Personal website

Binary classification

Def: \(y\) can take on only two possibile values: \(0\) and \(1\)
- 0 = negative class
- 1 = positive class
Label = the \(y^{(i)}\) that corresponds to a given sample of \(x^{(i)}\) features

Hypothesis representation

Since the y-values are discrete, we know that our hypothesis must satisfy \(0\leq h(x)\leq 1\)
- This is accomplished by plugging \(h(x)=\theta^Tx\) into the logistic function, aka sigmoid function:

\[\begin{equation} \boxed{ h_{sigmoid} = g(z) = \frac{1}{1+e^{-z}} } \end{equation}\]

where \(z = \theta^Tx\), the nonbounded hypothesis.

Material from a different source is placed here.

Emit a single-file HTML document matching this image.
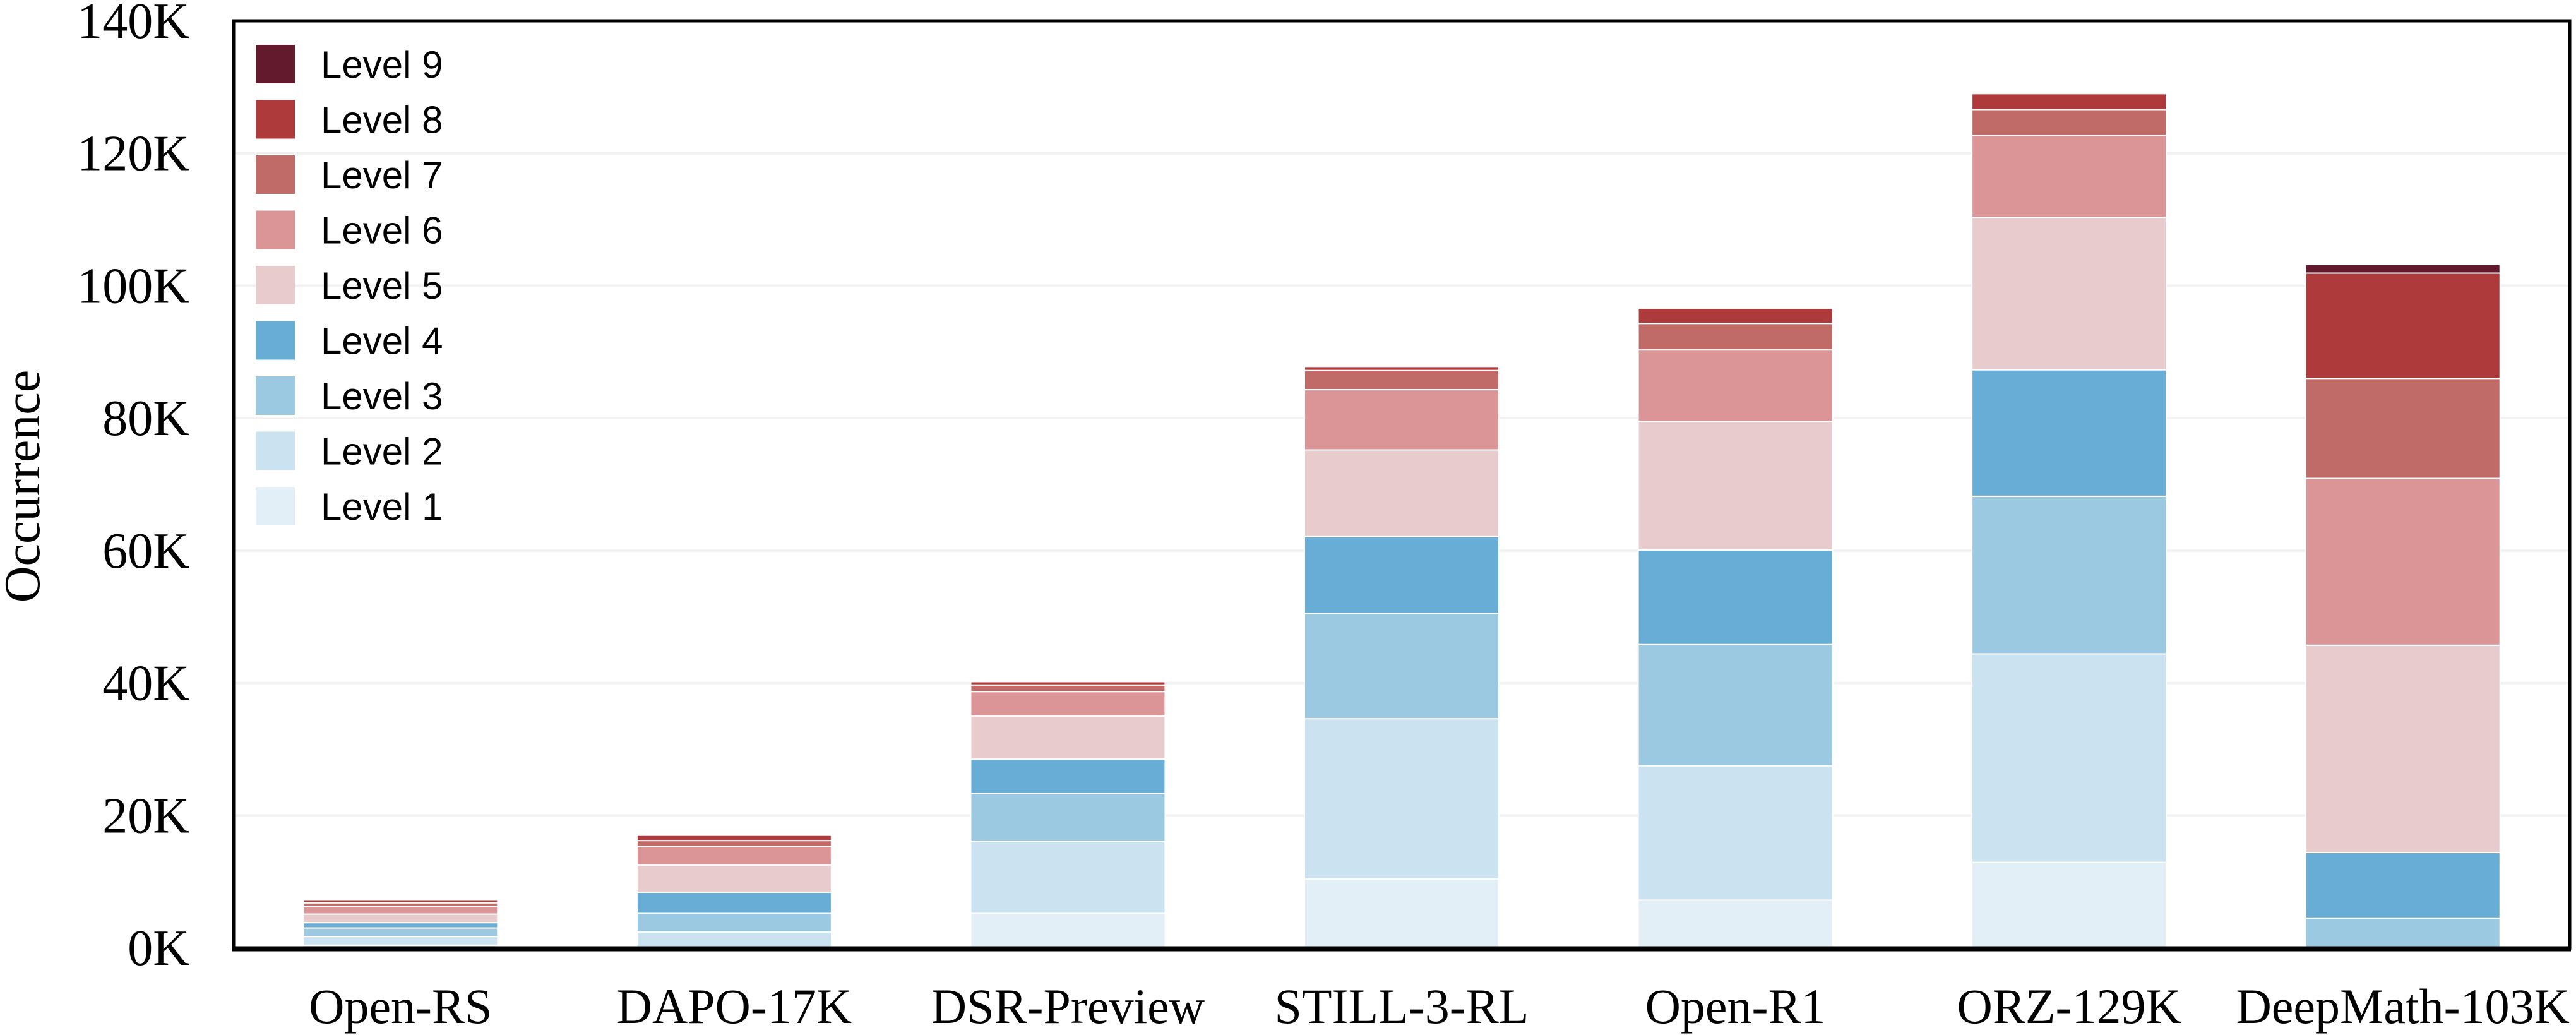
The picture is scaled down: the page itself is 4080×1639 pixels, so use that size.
<!DOCTYPE html>
<html><head><meta charset="utf-8"><style>html,body{margin:0;padding:0;background:#fff}svg{display:block}</style></head>
<body>
<svg id="s" width="4080" height="1639" xmlns="http://www.w3.org/2000/svg"></svg>
<script>
const s=document.getElementById('s');
const NS='http://www.w3.org/2000/svg';
function el(t,a,txt){const e=document.createElementNS(NS,t);for(const k in a)e.setAttribute(k,a[k]);if(txt!==undefined)e.textContent=txt;s.appendChild(e);return e;}
const L=370,R=4070,T=33,B=1501;
const y=v=>B-v*(B-T)/140;
const cols=['#e2eff7','#cbe2f0','#9bc9e2','#68add5','#e8cccd','#dc9597','#c06b68','#ae3a3b','#631a2c'];
// gridlines
for(let v=20;v<=120;v+=20){el('line',{x1:L,x2:R,y1:y(v),y2:y(v),stroke:'#f2f2f2','stroke-width':4});}
// cumulative tops per level 1..9
const data=[
 ['Open-RS',[0.4,1.7,3.0,3.8,5.1,6.3,6.8,7.2,7.2]],
 ['DAPO-17K',[0,2.4,5.2,8.4,12.5,15.3,16.2,17.0,17.0]],
 ['DSR-Preview',[5.2,16.1,23.3,28.5,35.0,38.7,39.7,40.2,40.2]],
 ['STILL-3-RL',[10.4,34.6,50.5,62.1,75.2,84.3,87.2,87.8,87.8]],
 ['Open-R1',[7.2,27.5,45.8,60.1,79.5,90.3,94.3,96.6,96.6]],
 ['ORZ-129K',[12.9,44.4,68.2,87.3,110.3,122.7,126.6,129.0,129.0]],
 ['DeepMath-103K',[0,0,0,4.5,14.4,45.7,70.9,86.0,101.9,103.2]]
];
data.forEach((d,i)=>{
 const cx=L+(i+0.5)*(R-L)/7, w=308;
 let prev=0; const tops=d[1];
 for(let k=0;k<9;k++){
   let top = (i===6)? tops[k+1] : tops[k];
   if(i===6){prev=tops[k];}
   if(top>prev){
     el('rect',{x:cx-w/2,y:y(top),width:w,height:y(prev)-y(top),fill:cols[k],stroke:'#fff','stroke-width':2});
   }
   if(i!==6)prev=top;
 }
 el('text',{x:cx,y:1620,'text-anchor':'middle','font-family':'Liberation Serif, serif','font-size':78},d[0]);
});
// axes box
el('rect',{x:L,y:T,width:R-L,height:B-T,fill:'none',stroke:'#000','stroke-width':5});
el('line',{x1:L-2,x2:R+2,y1:B+2,y2:B+2,stroke:'#000','stroke-width':7});
// y ticks
for(let v=0;v<=140;v+=20){el('text',{x:300,y:y(v)+27,'text-anchor':'end','font-family':'Liberation Serif, serif','font-size':80},v+'K');}
el('text',{x:0,y:0,transform:'translate(62,770) rotate(-90)','text-anchor':'middle','font-family':'Liberation Serif, serif','font-size':80},'Occurrence');
// legend
for(let k=0;k<9;k++){
 const lv=9-k, yy=71+k*87.5;
 el('rect',{x:405,y:yy,width:62,height:61,fill:cols[lv-1]});
 el('text',{x:508,y:yy+52,'font-family':'Liberation Sans, sans-serif','font-size':60},'Level '+lv);
}
</script>
</body></html>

sigmoid function Andrew Ng | Coursera

The sigmoid funtion maps any real number to the interval (0,1), as shown in the graph
- e.g.) \(h_{sigmoid}(x)=0.7 \rightarrow\) there is 70% probability that the output has label 1

\[\begin{equation} P(y=0 | x;\theta) + P(y=1 | x;\theta) =1 \end{equation}\]

Decision boundary

In order to get our discrete 0 or 1 classification, we can translate our sigmoid output as follows:

\[\begin{aligned} h_{sigmoid}(x) \geq 0.5 \rightarrow y=1\\ h_{sigmoid}(x) < 0.5 \rightarrow y=0 \end{aligned}\]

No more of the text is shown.